The Christian slaves in first Peter knew their connection with their Creator. Even though they were far from home, had no rights, and were looked down upon and constantly discriminated against, they remembered their connection with God, their source of power and life. They never forgot that. Through this letter, they are being encouraged and built up to keep that connection open with those who oppress them. They are encouraged to keep up their hope, not in broken and damaging human institutions like slavery, but in God who frees us and loves us to live fully, to live connected. Hope was a rare thing in those times in that place where this letter was written. If their oppressors saw hope in them, with the least reason to hope, their oppressors might be inclined to ask them to give an account of the hope that is within them. Where does it come from? How do you keep going? These Christians are ready to give an answer, to tell that their hope comes from God and explain what it does for them and how it keeps them going and how they stay connected.

We live in a world that is so connected. The moment someone gets sick, a natural disaster strikes, or Justin Bieber gets arrested, we can know it. When Nigerian girls get kidnapped across the world, we know it. Yet sometimes we are so overwhelmed by all the information coming in that we can’t sort it out anymore, or we get so connected electronically, that we forget the live people right in front of us.

God dreams of a world where we tend to our connections. I can picture God’s dream where we know where we come from, that God made us in love to love and care for each other and this world that God made. I can picture God’s dream in which we tend to the connections between us, where we look for what we have in common, where we are curious about one another and ask questions and form relationships that bind us close, where we make ourselves vulnerable to each other and show who we really are, what hurts us, what gives us joy, opening fully that connection between us. I can picture God’s dream in which we truly feel one another’s joy and one another’s pain and it leads us to act to make this world more life-giving for everyone and everything that God has made good.
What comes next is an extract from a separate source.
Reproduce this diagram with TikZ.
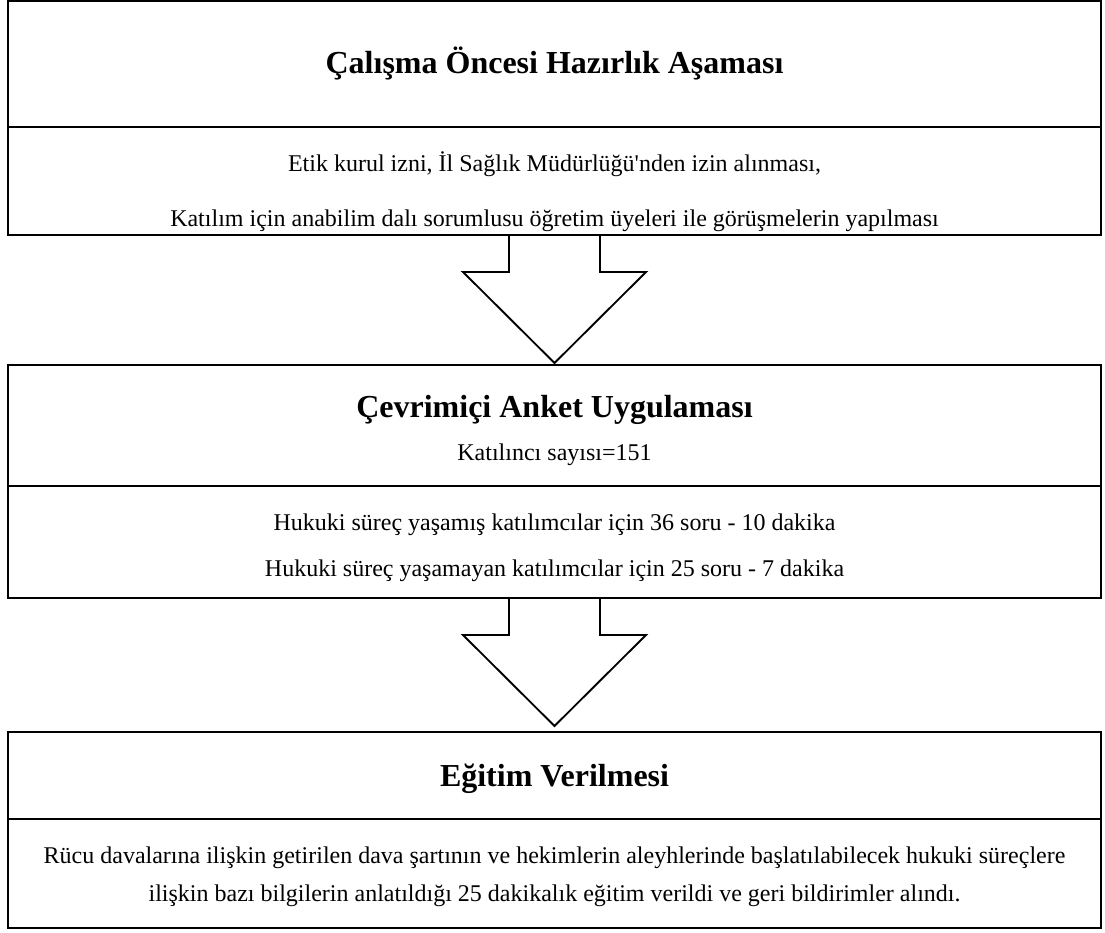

Today we are talking together about same-gender marriage and blessing in this church building. We’ve talked and acted over the years to be loving and inclusive of all people, to open our connections with those we’ve hurt over the years, to honor God’s values of love. We’ve studied the Bible and realized that we all pick and choose from the chapters and verses there. We know the Bible is inspired by God, but written by human hands, reworked and corrected, added to and subtracted from and then translated in thousands of different languages and translations. We know it was written in a certain time and place for a particular culture. And we know that Jesus talked about how we spend our money, that we should give it all away and that divorce is wrong, but never breathed a word about homosexuality, that was written down anywhere. And we know that we are one body, although with different perspectives and experiences, we belong to Christ. That connection between us and God and us and each other can never be severed. We belong to each other and we belong to Christ. We are connected to each other, despite our differences. And that is a good thing. We need each other to make the connection complete, because God’s love is for all—the righteous and the unrighteous, slaves and oppressors, democrats and republicans, men and women, and so forth. Let us remember our connections to God and each other as we move forward in our discussion, and see this as an opportunity to grow our faith, to give an account of the hope that is within us, and to grow into a stronger community of love.